What the task asks
With pictures left out, retype the lines from the start of the records through the one that contains "ax = fig.add_axes([0.262, 0.125, 0.573, 0.788])".

Charts and diagrams as code
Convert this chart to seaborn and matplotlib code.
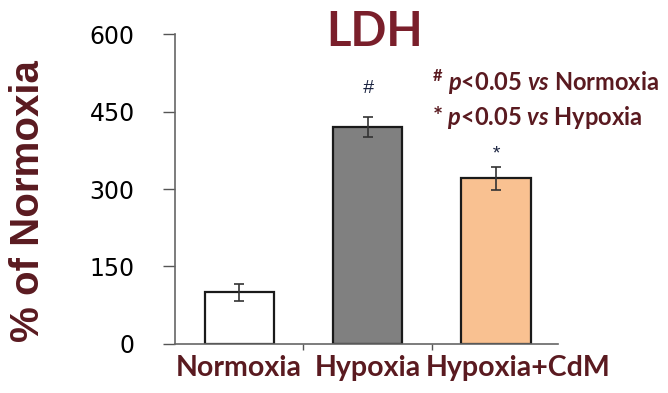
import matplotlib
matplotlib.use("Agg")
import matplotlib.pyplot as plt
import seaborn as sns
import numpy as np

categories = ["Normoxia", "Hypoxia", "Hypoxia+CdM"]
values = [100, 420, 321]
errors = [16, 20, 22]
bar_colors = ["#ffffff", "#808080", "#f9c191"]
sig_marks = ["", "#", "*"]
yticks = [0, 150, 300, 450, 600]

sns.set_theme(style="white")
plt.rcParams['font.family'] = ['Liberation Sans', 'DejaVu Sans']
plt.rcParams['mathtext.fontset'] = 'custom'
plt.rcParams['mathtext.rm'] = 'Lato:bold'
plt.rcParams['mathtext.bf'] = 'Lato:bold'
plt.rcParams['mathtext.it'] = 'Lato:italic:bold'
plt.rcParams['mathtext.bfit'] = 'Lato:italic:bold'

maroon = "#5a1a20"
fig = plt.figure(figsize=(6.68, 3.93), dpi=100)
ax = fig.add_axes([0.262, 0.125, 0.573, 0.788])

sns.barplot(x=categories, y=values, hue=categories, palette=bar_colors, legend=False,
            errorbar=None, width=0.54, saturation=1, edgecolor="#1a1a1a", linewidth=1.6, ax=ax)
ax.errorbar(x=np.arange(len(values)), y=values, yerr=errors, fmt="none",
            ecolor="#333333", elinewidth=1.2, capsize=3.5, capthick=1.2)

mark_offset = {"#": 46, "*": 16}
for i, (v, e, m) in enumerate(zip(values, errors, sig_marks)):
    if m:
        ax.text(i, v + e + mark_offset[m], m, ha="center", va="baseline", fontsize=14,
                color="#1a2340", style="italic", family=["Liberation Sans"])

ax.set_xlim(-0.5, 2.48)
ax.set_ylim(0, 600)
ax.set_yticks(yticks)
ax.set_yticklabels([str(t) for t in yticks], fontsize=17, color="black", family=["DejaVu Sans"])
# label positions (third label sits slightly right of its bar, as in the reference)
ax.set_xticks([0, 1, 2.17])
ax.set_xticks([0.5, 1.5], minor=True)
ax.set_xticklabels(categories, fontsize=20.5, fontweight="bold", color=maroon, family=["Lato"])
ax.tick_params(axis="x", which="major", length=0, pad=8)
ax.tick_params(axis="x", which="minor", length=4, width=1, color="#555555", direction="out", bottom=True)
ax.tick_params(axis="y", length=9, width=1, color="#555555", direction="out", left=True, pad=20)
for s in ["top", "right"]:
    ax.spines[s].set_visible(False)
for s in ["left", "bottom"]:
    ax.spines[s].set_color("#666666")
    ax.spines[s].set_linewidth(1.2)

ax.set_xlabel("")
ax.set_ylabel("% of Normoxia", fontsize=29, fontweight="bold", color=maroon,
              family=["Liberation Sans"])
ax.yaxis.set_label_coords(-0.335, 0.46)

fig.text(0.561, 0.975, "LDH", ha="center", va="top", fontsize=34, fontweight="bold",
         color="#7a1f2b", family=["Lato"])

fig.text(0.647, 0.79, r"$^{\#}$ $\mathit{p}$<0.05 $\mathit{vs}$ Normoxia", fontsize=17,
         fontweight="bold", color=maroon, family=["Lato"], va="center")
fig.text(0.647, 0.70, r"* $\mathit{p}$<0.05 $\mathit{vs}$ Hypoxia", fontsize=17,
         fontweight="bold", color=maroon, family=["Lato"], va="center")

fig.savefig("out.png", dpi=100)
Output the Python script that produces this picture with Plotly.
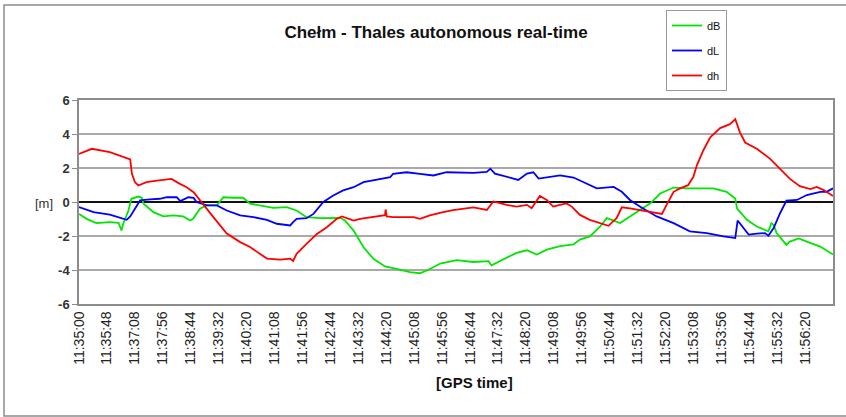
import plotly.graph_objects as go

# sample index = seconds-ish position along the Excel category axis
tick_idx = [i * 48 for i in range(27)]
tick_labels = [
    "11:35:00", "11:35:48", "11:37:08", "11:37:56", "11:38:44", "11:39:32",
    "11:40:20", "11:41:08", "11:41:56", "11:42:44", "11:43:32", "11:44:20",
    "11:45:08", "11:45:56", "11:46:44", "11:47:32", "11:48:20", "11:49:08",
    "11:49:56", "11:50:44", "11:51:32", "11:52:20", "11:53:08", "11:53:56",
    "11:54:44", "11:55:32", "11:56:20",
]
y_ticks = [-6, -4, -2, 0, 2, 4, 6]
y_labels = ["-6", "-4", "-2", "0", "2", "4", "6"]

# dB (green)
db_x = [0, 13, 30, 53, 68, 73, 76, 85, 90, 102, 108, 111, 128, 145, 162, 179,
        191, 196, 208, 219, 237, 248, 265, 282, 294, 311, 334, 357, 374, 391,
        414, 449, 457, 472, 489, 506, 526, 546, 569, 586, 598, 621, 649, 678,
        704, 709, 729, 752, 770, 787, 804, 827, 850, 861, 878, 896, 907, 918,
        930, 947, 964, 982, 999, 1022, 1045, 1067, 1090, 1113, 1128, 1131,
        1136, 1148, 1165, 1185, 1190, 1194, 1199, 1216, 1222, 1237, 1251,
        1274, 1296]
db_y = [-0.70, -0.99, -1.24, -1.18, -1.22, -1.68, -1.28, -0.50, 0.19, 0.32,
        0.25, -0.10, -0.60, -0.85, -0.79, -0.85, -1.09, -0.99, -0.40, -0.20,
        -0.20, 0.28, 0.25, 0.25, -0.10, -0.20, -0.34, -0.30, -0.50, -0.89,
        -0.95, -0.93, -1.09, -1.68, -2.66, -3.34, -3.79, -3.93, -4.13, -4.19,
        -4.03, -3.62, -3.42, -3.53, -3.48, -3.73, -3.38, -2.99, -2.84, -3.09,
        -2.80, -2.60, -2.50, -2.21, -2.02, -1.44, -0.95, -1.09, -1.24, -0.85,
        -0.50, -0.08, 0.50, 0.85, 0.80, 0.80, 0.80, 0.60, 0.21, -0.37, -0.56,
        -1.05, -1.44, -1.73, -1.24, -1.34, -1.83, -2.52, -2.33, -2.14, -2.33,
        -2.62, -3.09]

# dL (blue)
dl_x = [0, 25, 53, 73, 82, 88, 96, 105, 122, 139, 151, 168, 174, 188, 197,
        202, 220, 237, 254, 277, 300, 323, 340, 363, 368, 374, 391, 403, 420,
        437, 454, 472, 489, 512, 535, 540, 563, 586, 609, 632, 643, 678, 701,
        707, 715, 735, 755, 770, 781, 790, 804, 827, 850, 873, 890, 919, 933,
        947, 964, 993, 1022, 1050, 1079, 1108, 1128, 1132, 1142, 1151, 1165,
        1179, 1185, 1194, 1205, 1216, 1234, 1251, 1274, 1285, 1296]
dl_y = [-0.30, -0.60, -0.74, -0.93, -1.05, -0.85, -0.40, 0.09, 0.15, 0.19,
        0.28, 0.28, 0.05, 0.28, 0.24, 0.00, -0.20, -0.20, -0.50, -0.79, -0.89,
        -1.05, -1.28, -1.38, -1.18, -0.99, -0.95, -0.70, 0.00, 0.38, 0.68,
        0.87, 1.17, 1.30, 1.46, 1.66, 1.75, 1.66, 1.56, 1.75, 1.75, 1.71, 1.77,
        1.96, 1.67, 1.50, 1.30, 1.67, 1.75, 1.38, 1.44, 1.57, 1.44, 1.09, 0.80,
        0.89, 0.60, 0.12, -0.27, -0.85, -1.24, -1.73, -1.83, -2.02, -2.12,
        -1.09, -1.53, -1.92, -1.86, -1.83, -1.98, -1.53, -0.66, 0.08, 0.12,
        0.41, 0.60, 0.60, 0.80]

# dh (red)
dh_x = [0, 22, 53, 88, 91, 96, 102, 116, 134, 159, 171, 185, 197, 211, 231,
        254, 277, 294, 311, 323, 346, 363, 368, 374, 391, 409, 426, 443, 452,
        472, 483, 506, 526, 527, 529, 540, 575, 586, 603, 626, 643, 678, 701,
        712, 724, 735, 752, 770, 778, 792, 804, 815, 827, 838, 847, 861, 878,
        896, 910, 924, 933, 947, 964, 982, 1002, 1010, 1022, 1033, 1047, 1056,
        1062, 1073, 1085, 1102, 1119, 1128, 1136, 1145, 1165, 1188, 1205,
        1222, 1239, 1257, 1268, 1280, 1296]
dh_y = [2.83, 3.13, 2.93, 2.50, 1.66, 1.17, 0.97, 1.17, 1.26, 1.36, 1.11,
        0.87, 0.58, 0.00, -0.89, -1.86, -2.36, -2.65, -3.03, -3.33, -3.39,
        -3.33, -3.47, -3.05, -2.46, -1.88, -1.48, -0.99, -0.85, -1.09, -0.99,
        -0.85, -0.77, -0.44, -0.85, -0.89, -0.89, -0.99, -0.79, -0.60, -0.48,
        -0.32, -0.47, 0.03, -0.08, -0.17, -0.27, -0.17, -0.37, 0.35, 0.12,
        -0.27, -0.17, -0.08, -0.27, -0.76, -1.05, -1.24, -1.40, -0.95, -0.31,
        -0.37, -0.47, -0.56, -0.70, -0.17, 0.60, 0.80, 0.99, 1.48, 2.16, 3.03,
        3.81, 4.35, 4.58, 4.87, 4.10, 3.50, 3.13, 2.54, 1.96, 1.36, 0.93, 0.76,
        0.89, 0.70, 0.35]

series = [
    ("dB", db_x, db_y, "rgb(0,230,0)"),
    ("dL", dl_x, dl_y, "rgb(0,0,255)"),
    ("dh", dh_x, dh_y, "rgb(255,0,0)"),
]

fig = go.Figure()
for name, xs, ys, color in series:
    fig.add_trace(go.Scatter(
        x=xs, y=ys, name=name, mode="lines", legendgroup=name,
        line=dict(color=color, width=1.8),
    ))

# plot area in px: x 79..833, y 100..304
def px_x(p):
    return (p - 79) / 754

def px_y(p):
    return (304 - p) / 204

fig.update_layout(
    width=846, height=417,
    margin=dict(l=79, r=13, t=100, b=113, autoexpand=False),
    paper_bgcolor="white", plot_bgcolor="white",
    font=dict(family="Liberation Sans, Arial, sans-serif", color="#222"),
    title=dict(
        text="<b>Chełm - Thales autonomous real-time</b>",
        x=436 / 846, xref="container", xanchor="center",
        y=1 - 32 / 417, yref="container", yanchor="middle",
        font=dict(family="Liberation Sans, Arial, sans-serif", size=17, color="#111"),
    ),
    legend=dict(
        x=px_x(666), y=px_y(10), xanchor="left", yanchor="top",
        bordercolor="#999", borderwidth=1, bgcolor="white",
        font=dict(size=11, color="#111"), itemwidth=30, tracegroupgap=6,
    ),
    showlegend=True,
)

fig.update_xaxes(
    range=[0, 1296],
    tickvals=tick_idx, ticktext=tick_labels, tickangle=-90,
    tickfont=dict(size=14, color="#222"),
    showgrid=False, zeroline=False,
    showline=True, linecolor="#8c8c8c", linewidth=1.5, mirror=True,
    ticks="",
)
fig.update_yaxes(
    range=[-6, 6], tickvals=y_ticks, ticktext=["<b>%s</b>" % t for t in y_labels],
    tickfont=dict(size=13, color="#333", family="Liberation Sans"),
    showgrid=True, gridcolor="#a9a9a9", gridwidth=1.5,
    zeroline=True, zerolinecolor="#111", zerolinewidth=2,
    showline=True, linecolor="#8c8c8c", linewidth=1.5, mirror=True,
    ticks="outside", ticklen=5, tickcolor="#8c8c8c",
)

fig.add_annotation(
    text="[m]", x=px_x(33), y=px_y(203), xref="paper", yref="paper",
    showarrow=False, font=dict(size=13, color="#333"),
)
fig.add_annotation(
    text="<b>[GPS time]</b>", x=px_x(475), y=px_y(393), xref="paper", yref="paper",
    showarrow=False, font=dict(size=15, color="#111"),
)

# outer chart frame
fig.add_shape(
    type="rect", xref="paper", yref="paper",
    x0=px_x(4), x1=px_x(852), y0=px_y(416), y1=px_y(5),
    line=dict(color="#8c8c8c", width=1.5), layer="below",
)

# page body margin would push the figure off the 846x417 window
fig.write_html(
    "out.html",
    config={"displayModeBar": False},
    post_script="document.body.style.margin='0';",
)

Written solution
Convert this chart to seaborn and matplotlib code.
import matplotlib
matplotlib.use("Agg")
import matplotlib.pyplot as plt
import seaborn as sns
import numpy as np

categories = ["Normoxia", "Hypoxia", "Hypoxia+CdM"]
values = [100, 420, 321]
errors = [16, 20, 22]
bar_colors = ["#ffffff", "#808080", "#f9c191"]
sig_marks = ["", "#", "*"]
yticks = [0, 150, 300, 450, 600]

sns.set_theme(style="white")
plt.rcParams['font.family'] = ['Liberation Sans', 'DejaVu Sans']
plt.rcParams['mathtext.fontset'] = 'custom'
plt.rcParams['mathtext.rm'] = 'Lato:bold'
plt.rcParams['mathtext.bf'] = 'Lato:bold'
plt.rcParams['mathtext.it'] = 'Lato:italic:bold'
plt.rcParams['mathtext.bfit'] = 'Lato:italic:bold'

maroon = "#5a1a20"
fig = plt.figure(figsize=(6.68, 3.93), dpi=100)
ax = fig.add_axes([0.262, 0.125, 0.573, 0.788])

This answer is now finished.